Czytaj też: Minimalna stawka godzinowa uzdrowiła rynek pracy?
"Obecna regulacja instytucji mobbingu nie zapewnia jednakowej ochrony wszystkim pracownikom, wobec których stosowano praktyki mobbingowe" czytamy na stronach OPZZ. Porozumienie chwali sobie zmianę. Przekonuje, że w treści obecnych przepisów istnieje problem.
Obecnie przesłanką do postępowania mobbignowego jest wystąpienia przez pracownika z powództwem o odszkodowanie z tytułu mobbingu, ale musi być uprzednio poprzedzone rozwiązaniem przez poszkodowanego stosunku pracy ze wskazaniem mobbingu jako okoliczności uzasadniającej.

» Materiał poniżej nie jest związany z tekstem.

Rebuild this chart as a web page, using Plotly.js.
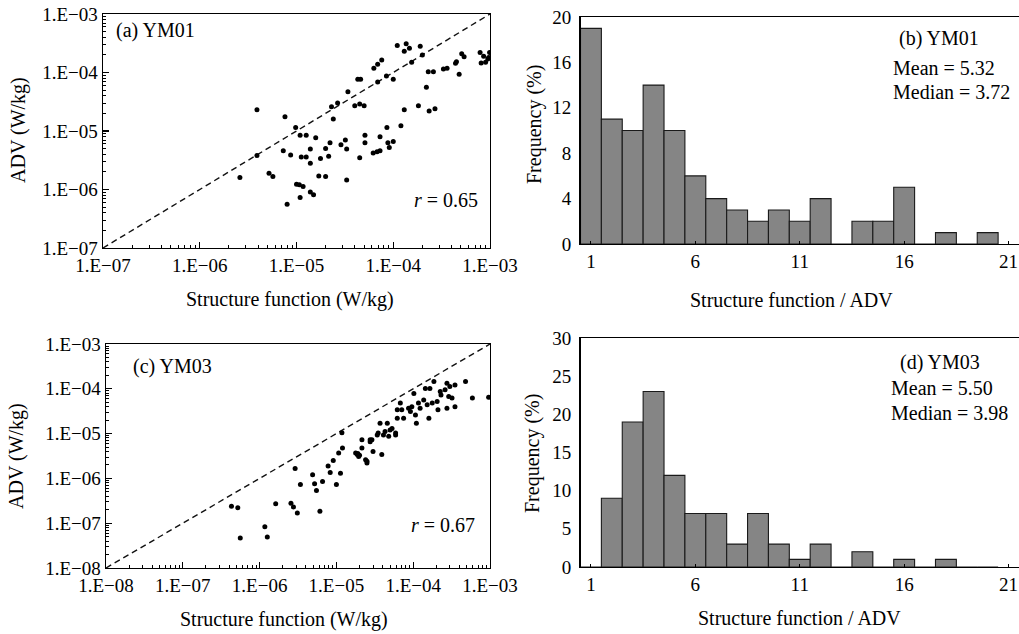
<!DOCTYPE html>
<html><head><meta charset="utf-8">
<script src="https://cdn.plot.ly/plotly-3.0.1.min.js"></script>
<style>html,body{margin:0;padding:0;background:#fff}#chart{width:1019px;height:634px}</style>
</head><body><div id="chart"></div>
<script>
// ---- Panel (a) YM01 scatter ----
const sfA = [2.6e-6,3.9e-6,3.9e-6,5.2e-6,5.7e-6,7.6e-6,7.3e-6,8.0e-6,8.7e-6,9.8e-6,
  1.0e-5,1.07e-5,1.17e-5,1.09e-5,1.09e-5,1.12e-5,1.26e-5,1.26e-5,1.39e-5,1.5e-5,
  1.39e-5,1.39e-5,1.58e-5,1.7e-5,1.77e-5,2.0e-5,2.0e-5,2.15e-5,2.22e-5,2.4e-5,
  2.3e-5,2.66e-5,2.88e-5,3.2e-5,3.3e-5,3.3e-5,3.4e-5,4.0e-5,4.3e-5,4.6e-5,
  4.5e-5,4.5e-5,5.0e-5,5.1e-5,5.1e-5,6.2e-5,6.8e-5,7.3e-5,7.3e-5,6.3e-5,
  6.9e-5,7.6e-5,6.9e-5,8.5e-5,8.6e-5,8.8e-5,9.1e-5,1.0e-4,1.0e-4,1.1e-4,
  1.2e-4,1.3e-4,1.3e-4,1.36e-4,1.47e-4,1.55e-4,1.82e-4,1.9e-4,2.0e-4,2.2e-4,
  2.35e-4,2.3e-4,2.6e-4,2.7e-4,3.3e-4,3.6e-4,4.4e-4,4.5e-4,4.8e-4,5.1e-4,
  5.4e-4,7.9e-4,8.6e-4,9.0e-4,9.5e-4,9.9e-4,8.1e-4,9.7e-4];
const advA = [1.6e-6,2.3e-5,3.8e-6,1.9e-6,1.66e-6,1.76e-5,4.6e-6,5.6e-7,3.9e-6,1.15e-5,
  1.23e-6,1.2e-6,1.13e-6,7.3e-7,8.5e-6,3.6e-6,3.6e-6,8.5e-6,9.1e-7,8.1e-7,
  2.8e-6,4.9e-6,7.7e-6,1.7e-6,3.4e-6,1.66e-6,5.0e-6,3.7e-6,6.3e-6,1.6e-5,
  2.6e-5,3.0e-5,5.8e-6,7.0e-6,1.45e-6,4.9e-6,4.7e-5,2.7e-5,7.7e-5,7.7e-5,
  2.9e-5,3.5e-6,2.7e-5,6.3e-6,8.5e-6,4.2e-6,4.4e-6,4.6e-6,8.0e-6,1.18e-4,
  1.38e-4,1.63e-4,6.9e-5,8.7e-5,1.15e-5,6.3e-6,5.2e-6,6.6e-6,7.7e-5,2.9e-4,
  1.23e-5,2.3e-5,2.3e-4,3.1e-4,2.6e-4,1.5e-4,2.7e-5,2.8e-4,2.0e-4,5.6e-5,
  2.2e-5,1.03e-4,1.03e-4,2.4e-5,1.15e-4,1.18e-4,1.44e-4,1.53e-4,9.3e-5,2.1e-4,
  1.86e-4,2.2e-4,1.9e-4,1.5e-4,1.7e-4,2.2e-4,1.45e-4,1.8e-4];

// ---- Panel (c) YM03 scatter ----
const sfC = [4.3e-7,5.2e-7,5.6e-7,1.17e-6,1.26e-6,1.62e-6,2.56e-6,2.76e-6,3.1e-6,2.9e-6,
  3.4e-6,4.9e-6,5.2e-6,5.5e-6,6.1e-6,6.6e-6,7.8e-6,8.3e-6,9.1e-6,1.0e-5,
  1.13e-5,1.07e-5,1.2e-5,1.18e-5,1.78e-5,1.87e-5,1.95e-5,1.9e-5,2.0e-5,2.15e-5,
  2.15e-5,2.4e-5,2.5e-5,2.5e-5,2.75e-5,2.9e-5,2.75e-5,3.0e-5,3.4e-5,3.5e-5,
  3.7e-5,3.9e-5,4.1e-5,4.3e-5,4.6e-5,4.8e-5,5.0e-5,5.3e-5,5.9e-5,5.9e-5,
  6.2e-5,6.2e-5,6.8e-5,7.1e-5,7.5e-5,8.7e-5,9.2e-5,9.6e-5,1.02e-4,1.07e-4,
  1.1e-4,1.17e-4,1.23e-4,1.37e-4,1.44e-4,1.52e-4,1.6e-4,1.65e-4,1.77e-4,1.86e-4,
  2.05e-4,2.1e-4,2.25e-4,2.3e-4,2.6e-4,2.75e-4,2.75e-4,2.9e-4,3.0e-4,3.2e-4,
  3.5e-4,3.5e-4,4.8e-4,5.9e-4,9.6e-4];
const advC = [2.4e-7,2.2e-7,4.7e-8,8.3e-8,4.9e-8,2.7e-7,2.8e-7,2.3e-7,1.7e-7,1.66e-6,
  7.3e-7,1.2e-6,7.6e-7,5.4e-7,1.85e-7,8.5e-7,1.9e-6,1.35e-6,2.5e-6,7.3e-7,
  1.3e-6,3.7e-6,4.8e-6,1.04e-5,3.7e-6,3.4e-6,3.1e-6,3.6e-6,3.3e-6,7.3e-6,
  4.8e-6,2.6e-6,2.2e-6,2.4e-6,6.6e-6,7.3e-6,7.3e-6,4.0e-6,9.3e-6,1.03e-5,
  1.7e-5,3.4e-6,9.3e-6,1.12e-5,1.7e-5,8.7e-6,1.2e-5,1.3e-5,1.03e-5,9.3e-6,
  3.4e-5,2.2e-5,4.8e-5,3.4e-5,2.2e-5,3.7e-5,3.1e-5,4.0e-5,7.9e-5,2.6e-5,
  1.7e-5,4.8e-5,3.7e-5,5.6e-5,1.02e-4,4.4e-5,2.2e-5,1.02e-4,4.8e-5,1.45e-4,
  5.2e-5,3.4e-5,8.7e-5,7.3e-5,9.5e-5,1.33e-4,3.7e-5,6.7e-5,1.12e-4,6.2e-5,
  1.22e-4,4.0e-5,1.45e-4,6.2e-5,6.5e-5];

// ---- Histograms ----
const binsB = [1,2,3,4,5,6,7,8,9,10,11,12,13,14,15,16,17,18,19,20];
const freqB = [19,11,10,14,10,6,4,3,2,3,2,4,0,2,2,5,0,1,0,1];
const binsD = [1,2,3,4,5,6,7,8,9,10,11,12,13,14,15,16,17,18,19,20];
const freqD = [0,9,19,23,12,7,7,3,7,3,1,3,0,2,0,1,0,1,0,0];

// ---- Axis ranges / ticks ----
const rangeA = [1e-7, 1e-3];
const rangeC = [1e-8, 1e-3];
const logTicksA = [1e-7,1e-6,1e-5,1e-4,1e-3];
const logTextA = ['1.E\u221207','1.E\u221206','1.E\u221205','1.E\u221204','1.E\u221203'];
const logTicksC = [1e-8,1e-7,1e-6,1e-5,1e-4,1e-3];
const logTextC = ['1.E\u221208','1.E\u221207','1.E\u221206','1.E\u221205','1.E\u221204','1.E\u221203'];
const histXTicks = [1,6,11,16,21];

const W = 1019, H = 634;
const fx = p => p / W;
const fy = p => 1 - p / H;
const FONT = 'Liberation Serif, Times New Roman, serif';
const tf = {family: FONT, size: 19, color: '#000'};

function minorVals(major) {
  const out = [];
  major.slice(0, -1).forEach(m => { for (let k = 2; k <= 9; k++) out.push(m * k); });
  return out;
}

function logAxis(range, tv, tt, dom, anchor) {
  return {type:'log', range:[Math.log10(range[0]), Math.log10(range[1])], domain:dom, anchor:anchor,
    showline:true, linecolor:'#000', linewidth:1.4, mirror:true, ticks:'inside', ticklen:6,
    tickcolor:'#000', tickwidth:1.2, tickvals:tv, ticktext:tt, tickfont:tf, showgrid:false, zeroline:false,
    minor:{ticks:'inside', ticklen:3, tickmode:'array', tickvals:minorVals(tv), tickcolor:'#000', tickwidth:1, showgrid:false}};
}

const dotStyle = {color:'#000', size:5, symbol:'circle'};
const dashStyle = {color:'#111', width:1.4, dash:'6px,4px'};
const barStyle = {color:'#858585', line:{color:'#1a1a1a', width:1.1}};

const data = [
  {x: rangeA, y: rangeA, mode:'lines', line:dashStyle, xaxis:'x', yaxis:'y', hoverinfo:'skip'},
  {x: sfA, y: advA, mode:'markers', marker:dotStyle, xaxis:'x', yaxis:'y'},
  {x: binsB, y: freqB, type:'bar', width:1, marker:barStyle, xaxis:'x2', yaxis:'y2'},
  {x: rangeC, y: rangeC, mode:'lines', line:dashStyle, xaxis:'x3', yaxis:'y3', hoverinfo:'skip'},
  {x: sfC, y: advC, mode:'markers', marker:dotStyle, xaxis:'x3', yaxis:'y3'},
  {x: binsD, y: freqD, type:'bar', width:1, marker:barStyle, xaxis:'x4', yaxis:'y4'}
];

function histX(dom, anchor) {
  return {range:[0.5,21.5], domain:dom, anchor:anchor, showline:true, linecolor:'#000', linewidth:1.4,
    mirror:true, ticks:'inside', ticklen:3, tickcolor:'#000', tickvals:histXTicks, tickfont:tf,
    showgrid:false, zeroline:false};
}
function histY(range, dt, dom, anchor) {
  return {range:range, dtick:dt, domain:dom, anchor:anchor, showline:true, linecolor:'#000', linewidth:1.4,
    ticks:'', tickfont:tf, showgrid:false, zeroline:false, ticklabelstandoff:4};
}

function ann(text, x, y, opts) {
  return Object.assign({text:text, x:fx(x), y:fy(y), xref:'paper', yref:'paper', showarrow:false,
    font:{family:FONT, size:20, color:'#000'}, xanchor:'left', yanchor:'middle'}, opts || {});
}

const layout = {
  width:W, height:H, margin:{l:0,r:0,t:0,b:0}, paper_bgcolor:'#fff', plot_bgcolor:'#fff',
  showlegend:false, bargap:0,
  xaxis: logAxis(rangeA, logTicksA, logTextA, [fx(103), fx(490)], 'y'),
  yaxis: logAxis(rangeA, logTicksA, logTextA, [fy(248), fy(14)], 'x'),
  xaxis2: histX([fx(580.5), 1], 'y2'),
  yaxis2: histY([0,20], 4, [fy(244), fy(17)], 'x2'),
  xaxis3: logAxis(rangeC, logTicksC, logTextC, [fx(106), fx(490)], 'y3'),
  yaxis3: logAxis(rangeC, logTicksC, logTextC, [fy(568), fy(344)], 'x3'),
  xaxis4: histX([fx(580.5), 1], 'y4'),
  yaxis4: histY([0,30], 5, [fy(567), fy(338)], 'x4'),
  annotations: [
    ann('ADV (W/kg)', 18, 130, {xanchor:'center', textangle:-90}),
    ann('ADV (W/kg)', 16, 456, {xanchor:'center', textangle:-90}),
    ann('Structure function (W/kg)', 290, 300, {xanchor:'center'}),
    ann('Structure function (W/kg)', 284, 619, {xanchor:'center'}),
    ann('Frequency (%)', 534, 125, {xanchor:'center', textangle:-90}),
    ann('Frequency (%)', 532, 454, {xanchor:'center', textangle:-90}),
    ann('Structure function / ADV', 791, 300, {xanchor:'center'}),
    ann('Structure function / ADV', 799, 618, {xanchor:'center'}),
    ann('(a) YM01', 114, 30),
    ann('<i>r</i> = 0.65', 412, 200),
    ann('(c) YM03', 131, 366),
    ann('<i>r</i> = 0.67', 409, 525),
    ann('(b) YM01', 897, 39),
    ann('Mean = 5.32', 891, 68),
    ann('Median = 3.72', 891, 92),
    ann('(d) YM03', 898, 362),
    ann('Mean = 5.50', 889, 388),
    ann('Median = 3.98', 889, 413)
  ]
};

Plotly.newPlot('chart', data, layout, {staticPlot:true, displayModeBar:false});
</script></body></html>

Wprowadzenie przez ustawodawcę takiego wymogu budzi istotne zastrzeżenia strony związkowej ponieważ "ogranicza krąg osób uprawnionych do wystąpienia z żądaniem odszkodowania tylko do tych pracowników, którzy rozwiązali stosunek pracy".
Aktualnie obowiązujące rozwiązanie wynika najprawdopodobniej z założenia, iż stopień uciążliwości praktyk mobbingowych jest tak duży, że mobbingowany pracownik niejako zmuszony jest do rozwiązania stosunku pracy. Zdaniem ustawodawcy założenie to jest jednak błędne - analiza orzecznictwa sądowego wskazuje, iż niejednokrotnie żądania pracowników, którzy rozwiązali stosunek pracy, a więc spełnili warunek (tzw. przesłankę formalną), okazują się niezasadne.
"Z drugiej zaś strony, często pracownicy, którzy faktycznie padli ofiarą praktyk mobbingowych, nie decydują się na rozwiązanie stosunku pracy ze względów bytowych" przekonuje OPZZ. "W tych sytuacjach pracodawca, który stosuje bądź dopuszcza do stosowania mobbingu, pozostaje bezkarny."